Zénodote et les autres devanciers d’Aristarque n’avaient pas eu la même sagesse que lui. Ils avaient souffert ou inventé plus d’une explication, plus d’une interpolation qui altérait la vérité des mœurs héroïques. Par exemple, suivant en cela quelques poètes plus récens, et entre autres les poètes tragiques peu sévères sur ces sortes de vraisemblance, ils admettaient, aux temps homériques, l’usage vulgaire de l’écriture. Aristarque n’eût pas osé peut-être affirmer le contraire. Du moins, d’après sa règle de n’interpréter le poète qu’à la lettre, il n’hésitait pas à dire que les mots graphin et semata ne désignent pas, dans les deux passages classiques où Homère les a employés, une véritable écriture alphabétique, mais seulement quelques signes élémentaires[2]. Si maintenant il prêtait à Homère, comme ont fait certains critiques modernes, l’intention subtile de ne point supposer chez ses héros l’usage d’un art que l’on pratiquait de son temps, et que lui-même pratiquait pour la rédaction de ses poèmes, je ne saurais le dire ; on voit du moins de quelle conséquence est sur de tels sujets cette décision discrète, mais ferme. Les deux passages en question sont encore aujourd’hui le texte principal des discussions relatives à l’emploi de l’écriture dans les temps héroïques. Toutefois, pour une difficulté sérieuse il y en avait dix où l’esprit chicaneur des grammairiens avait soulevé les plus puérils problèmes ; alors Aristarque renonçait franchement au débat. Antiphon, fils du roi Priam, a voulu frapper Ajax ; son javelot s’égarant est venu frapper Leucus, un compagnon d’Ulysse. Or, les soldats d’Ulysse, dans l’ordre de l’armée grecque, n’étaient pas auprès des guerriers de Salamine. De là, pour les oisifs du Musée, de graves discussions. Aristarque s’en débarrasse en deux mots : il veut qu’on pardonne à Homère une inadvertance poétique.
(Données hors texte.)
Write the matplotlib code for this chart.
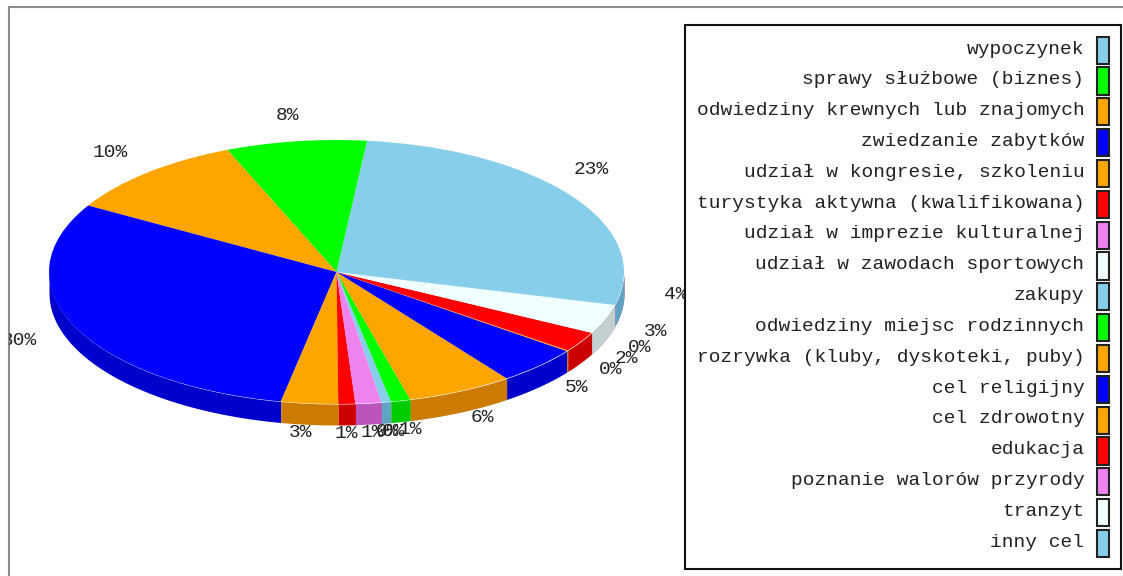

Pourquoi dans le fameux catalogue du second chant de l’Iliade le poète a-t-il commencé par les Béotiens ? Sans intention, répondait Aristarque à ces ergoteurs qui torturaient Homère et ne voulaient rien

  1. Scholies de Venise sur l’Iliade, XX, 269.
  2. Ibid., Iliade, VI, 165 ; VII, 175. Aristarque n’est pas nommé dans ces deux scholies, mais il est évident que c’est son opinion qui nous est transmise par Aristonicus.